Esse golpe está atacando a ideia de um Estado de direito, de direito de defesa, de julgamento, etc. Vocês avaliam que está sendo atacada a ideia do direito como conhecemos ou apenas está ficando mais clara uma situação que já ocorria?

Michelle: O governo golpista que está instalado no país se articula em várias esferas. A gente diz que é um golpe jurídico, parlamentar e midiático. E o Judiciário é uma caixa preta no Brasil, não conseguimos saber o que acontece ali. Não existe voto direto, e eles se organizam conforme seus próprios interesses. Está em curso uma retirada dos direitos básicos. E o Judiciário é a cabeça disso. Eles querem um país de retrocesso, em que as pessoas não tenham direitos, não tenham acesso à educação, a alimentos. A conquista de alguns desses direitos para eles foi um desaforo. A ideia deles é extirpar qualquer direito dos trabalhadores. O que me deixa mais chocada é que eles continuam fazendo isso e nós não fazemos uma revolução para tirar esses caras do governo. Não é possível um país que teve vários ganhos nos últimos anos voltar a esse nível de situação.
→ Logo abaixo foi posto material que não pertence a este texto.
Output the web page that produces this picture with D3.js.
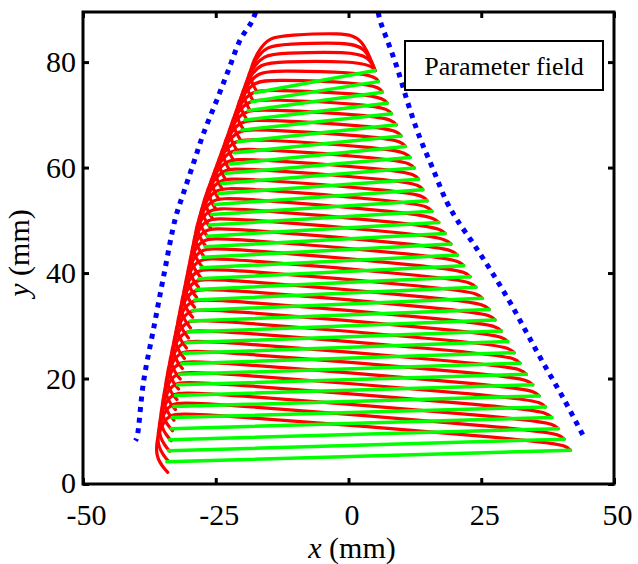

Rosário: Importante também situar o golpe no contexto internacional. O capitalismo está na sua fase mais severa. Não importa a popularidade, não importa se o povo está gostando ou não. As questões são decididas no governo independente da vontade popular. Quem manda é o capital financeiro internacional. A questão do povo, do poder ser devolvido ao povo, é fundamental. É importante reforçar inclusive a desobediência civil. Existem decisões que não podem ser respeitadas. Qualquer articulação hoje precisa voltar às bases. É preciso fazer trabalho de base, formação jurídica, conscientização, para fazermos o motor funcionar de novo, voltar para as ruas com força e ver quais as estratégias que podem dar certo. Porque não dá mais para usar as mesmas estratégias de 20 anos atrás. Não é nova essa situação, ela só foi escancarada de vez. Está tudo muito claro. As pessoas estão percebendo como funciona o coração do Judiciário, do Legislativo, do Executivo. Pensar em como articular isso também é um desafio da Renap.